Shareholders of Artis Reit, got a bit of a shock & surprise yesterday when they learned that although earnings were right about as expected – the dividend would be cut in half.  The new dividend will be 0.54 annually.

There are two schools of thought on how this will play out.

  1. Panic will set in – the price will drop sharply at open today.  Income investors who owned Artis for it’s juicy yield will drop it for something else to substitute their monthly income.
  2. The longs and optimists will say this was a good move.  The company is trading at a big discount to NAV and will now have extra cash to buy back shares at a steep discount.  In the long run, the stock price will jump substantially and the dividend will be increased again in time.

Obviously nobody knows exactly what will happen, but I tend to think it will be a mix of the two.  We should see a drop in price right away, but as the dust settles, I think in the long run this will in fact be good for the business.  As much as I enjoyed a juicy 9%+ yield, with the current earnings, it was unsustainable.

The good news, is that Artis has announced it plans to start immediately buying back shares.  They have also identified up to 1 billion worth of assets which they plan on selling.  This means they will have a boatload of cash to buy back shares (at a big discount to NAV).

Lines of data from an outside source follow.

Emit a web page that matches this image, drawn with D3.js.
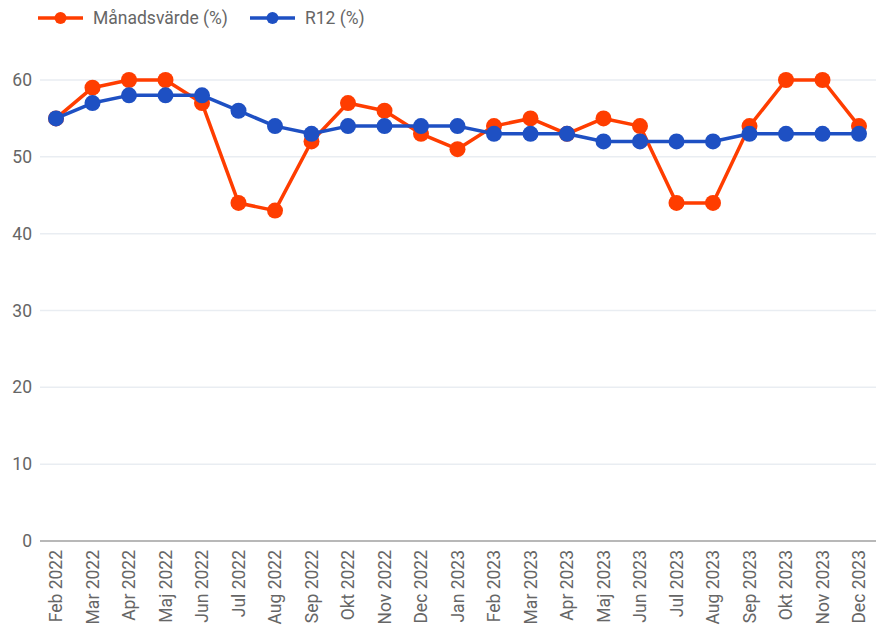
<!DOCTYPE html>
<html><head><meta charset="utf-8">
<script src="https://cdn.jsdelivr.net/npm/d3@7"></script>
<style>body{margin:0;background:#fff;}svg{display:block;font-family:Roboto,sans-serif;}</style>
</head><body>
<svg id="c" width="876" height="628"></svg>
<script>
const categories = ["Feb 2022","Mar 2022","Apr 2022","Maj 2022","Jun 2022","Jul 2022","Aug 2022","Sep 2022","Okt 2022","Nov 2022","Dec 2022","Jan 2023","Feb 2023","Mar 2023","Apr 2023","Maj 2023","Jun 2023","Jul 2023","Aug 2023","Sep 2023","Okt 2023","Nov 2023","Dec 2023"];
const manadsvarde = [55,59,60,60,57,44,43,52,57,56,53,51,54,55,53,55,54,44,44,54,60,60,54];
const r12 = [55,57,58,58,58,56,54,53,54,54,54,54,53,53,53,52,52,52,52,53,53,53,53];
const yTicks = [0,10,20,30,40,50,60];
const seriesNames = ["Månadsvärde (%)","R12 (%)"];
const colors = ["#ff3d00","#1e50c3"];

const svg = d3.select("#c");
const x = d3.scalePoint().domain(categories).range([56,859]);
const y = d3.scaleLinear().domain([0,60]).range([541,80]);
const left = 40, right = 876;
const fs = 17.5;

// gridlines
svg.append("g").selectAll("line").data(yTicks.filter(d=>d>0)).join("line")
  .attr("x1",left).attr("x2",right).attr("y1",d=>y(d)).attr("y2",d=>y(d))
  .attr("stroke","#e9edf2").attr("stroke-width",1.5);
svg.append("line").attr("x1",left).attr("x2",right).attr("y1",y(0)).attr("y2",y(0))
  .attr("stroke","#b8b8b8").attr("stroke-width",2);

// y labels
svg.append("g").selectAll("text").data(yTicks).join("text")
  .attr("x",32).attr("y",d=>y(d)).attr("dy","0.35em").attr("text-anchor","end")
  .attr("fill","#666").attr("font-size",fs).text(d=>d);

// x labels
svg.append("g").selectAll("text").data(categories).join("text")
  .attr("transform",d=>`translate(${x(d)+6},550) rotate(-90)`)
  .attr("text-anchor","end").attr("fill","#666").attr("font-size",fs).text(d=>d);

const line = d3.line().x((d,i)=>x(categories[i])).y(d=>y(d));
[manadsvarde, r12].forEach((s,k)=>{
  const g = svg.append("g");
  g.append("path").attr("d",line(s)).attr("fill","none").attr("stroke",colors[k]).attr("stroke-width",3.5).attr("stroke-linejoin","round");
  g.selectAll("circle").data(s).join("circle").attr("cx",(d,i)=>x(categories[i])).attr("cy",d=>y(d)).attr("r",8).attr("fill",colors[k]);
});

// legend
const lx = [38,250];
seriesNames.forEach((n,k)=>{
  const g = svg.append("g").attr("transform",`translate(${lx[k]},18)`);
  g.append("line").attr("x1",0).attr("x2",45).attr("stroke",colors[k]).attr("stroke-width",3.5);
  g.append("circle").attr("cx",22.5).attr("r",6).attr("fill",colors[k]);
  g.append("text").attr("x",55).attr("dy","0.35em").attr("fill","#666").attr("font-size",fs).text(n);
});
</script>
</body></html>
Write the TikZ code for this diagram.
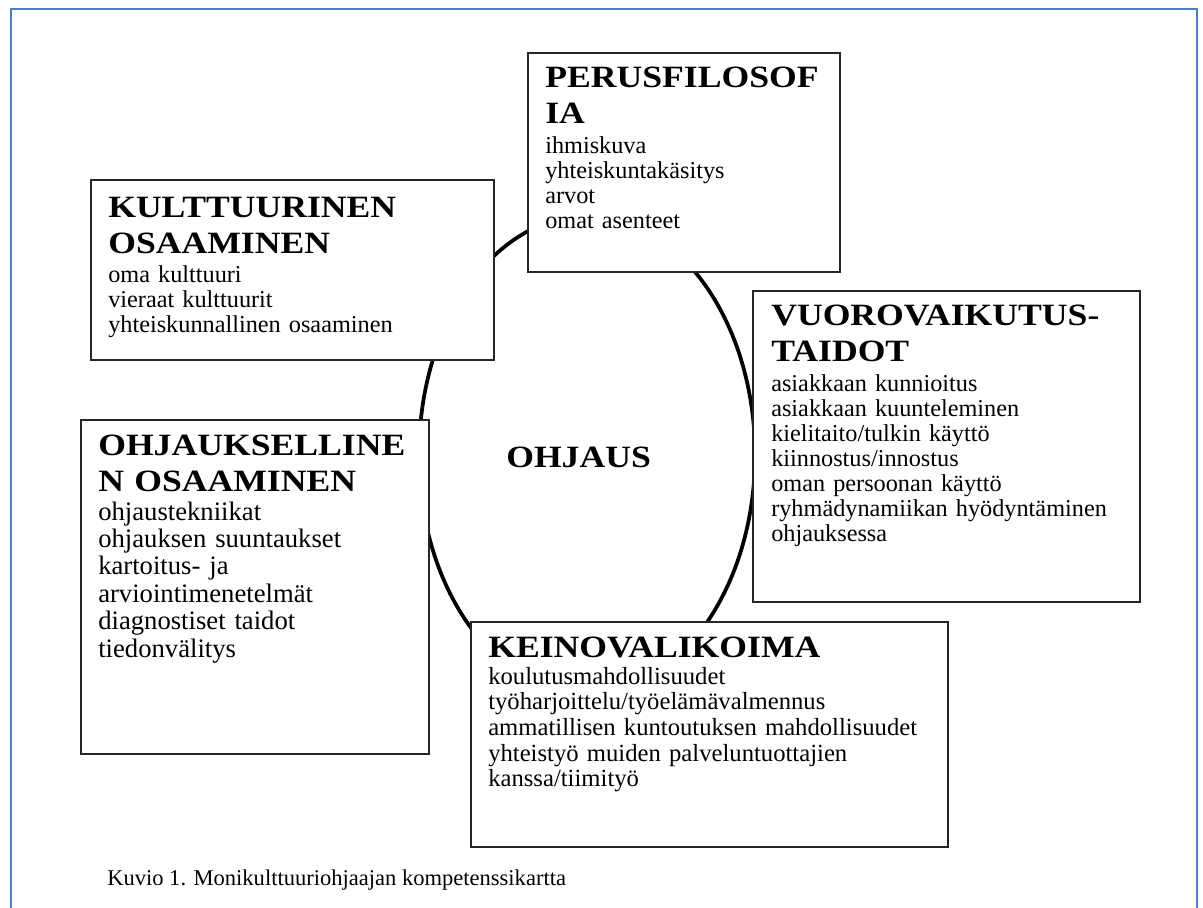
\documentclass[tikz,border=0pt]{standalone}
\usepackage{fontspec}
\setmainfont{Liberation Serif}
\newfontfamily\otsikkofont[FakeStretch=1.15]{Liberation Serif}
\usetikzlibrary{shapes.geometric,positioning}
\definecolor{kehys}{HTML}{4F81BD}

\begin{document}
\begin{tikzpicture}[x=0.75pt, y=-0.75pt,
  ala/.style={rectangle, draw=black!85, line width=1.4pt, fill=white, anchor=north west, inner sep=0pt},
  otsikko/.style={anchor=base west, inner sep=0pt, text width=400pt, align=left, font=\otsikkofont\bfseries\fontsize{23.25}{27.5}\selectfont},
  teksti/.style={anchor=base west, inner sep=0pt, text width=400pt, align=left, font=\fontsize{18.2}{18.75}\selectfont}]

  \useasboundingbox (0,0) rectangle (1203,907);
  \fill[white] (0,0) rectangle (1203,907);
  % page frame
  \draw[kehys, line width=1.5pt] (11,920) |- (1197,9) -- (1197,920);

  % centre
  \node[draw, ellipse, line width=2.8pt, minimum width=252pt, minimum height=358.5pt, inner sep=0pt] (kaari) at (587,455) {};
  \node[otsikko, text width=] (ohjaus) at (506,467) {OHJAUS};

  % boxes
  \node[ala, minimum width=234pt, minimum height=164.25pt] (perus) at (527,52) {};
  \node[ala, minimum width=302.25pt, minimum height=135pt] (kult) at (90,179) {};
  \node[ala, minimum width=290.25pt, minimum height=233.25pt] (vuoro) at (752,290) {};
  \node[ala, minimum width=261pt, minimum height=250.5pt] (ohj) at (80,419) {};
  \node[ala, minimum width=357.75pt, minimum height=168.75pt] (keino) at (470,621) {};

  \node[otsikko] (perus-otsikko) at ([shift={(18,35)}]perus.north west) {PERUSFILOSOF\\IA};
  \node[teksti] (perus-teksti) at ([shift={(18,101)}]perus.north west) {ihmiskuva\\yhteiskuntakäsitys\\arvot\\omat asenteet};

  \node[otsikko] (kult-otsikko) at ([shift={(18,38)}]kult.north west) {KULTTUURINEN\\OSAAMINEN};
  \node[teksti, font=\fontsize{18.2}{19.1}\selectfont] (kult-teksti) at ([shift={(18,103)}]kult.north west) {oma kulttuuri\\vieraat kulttuurit\\yhteiskunnallinen osaaminen};

  \node[otsikko] (vuoro-otsikko) at ([shift={(19,35)}]vuoro.north west) {VUOROVAIKUTUS-\\TAIDOT};
  \node[teksti] (vuoro-teksti) at ([shift={(19,101)}]vuoro.north west) {asiakkaan kunnioitus\\asiakkaan kuunteleminen\\kielitaito/tulkin käyttö\\kiinnostus/innostus\\oman persoonan käyttö\\ryhmädynamiikan hyödyntäminen\\ohjauksessa};

  \node[otsikko] (ohj-otsikko) at ([shift={(18,36)}]ohj.north west) {OHJAUKSELLINE\\N OSAAMINEN};
  \node[teksti, font=\fontsize{20}{20.6}\selectfont] (ohj-teksti) at ([shift={(18,101)}]ohj.north west) {ohjaustekniikat\\ohjauksen suuntaukset\\kartoitus- ja\\arviointimenetelmät\\diagnostiset taidot\\tiedonvälitys};

  \node[otsikko] (keino-otsikko) at ([shift={(18,36)}]keino.north west) {KEINOVALIKOIMA};
  \node[teksti, font=\fontsize{18.5}{19.3}\selectfont] (keino-teksti) at ([shift={(18,63)}]keino.north west) {koulutusmahdollisuudet\\työharjoittelu/työelämävalmennus\\ammatillisen kuntoutuksen mahdollisuudet\\yhteistyö muiden palveluntuottajien\\kanssa/tiimityö};

  % caption
  \node[anchor=base west, inner sep=0pt, font=\fontsize{16.9}{20}\selectfont] (kuvio) at (107,885) {Kuvio 1. Monikulttuuriohjaajan kompetenssikartta};

\end{tikzpicture}
\end{document}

Artis is also currently working on 8 new developments (one of which I can see first hand from my office window).

On a personal note, this cut will drop my dividend income by over $300 over the next 12 months, which is never fun – but hopefully the stock price can recover, and once the balance sheet is strong again they can raise it again.  This move is very reminiscent of what Dream Office (D.UN) went through a few years ago when they cut their distribution from .1866 to .0833 in 2016.  The stock price dropped almost immediately to a low of $14.57.  It has since recovered and will open the market today at $23.57.  Dream has yet to increase it’s dividend since it’s two dividend cuts.

Summary :

If you are an income investor, relying on the cash from this distribution, you may want to cut ties (although keep in mind, even with the cut, this is still yielding close to 5%, and should have only upside from here).

If you care more about overall growth, and long term viability, I’d hold and wait for the price to recover.  If the stock does take a big dip in the next day or two – consider loading up.  Keep in mind the net asset value for this Reit right now is 15.11.  This represents almost a 4.00 discount.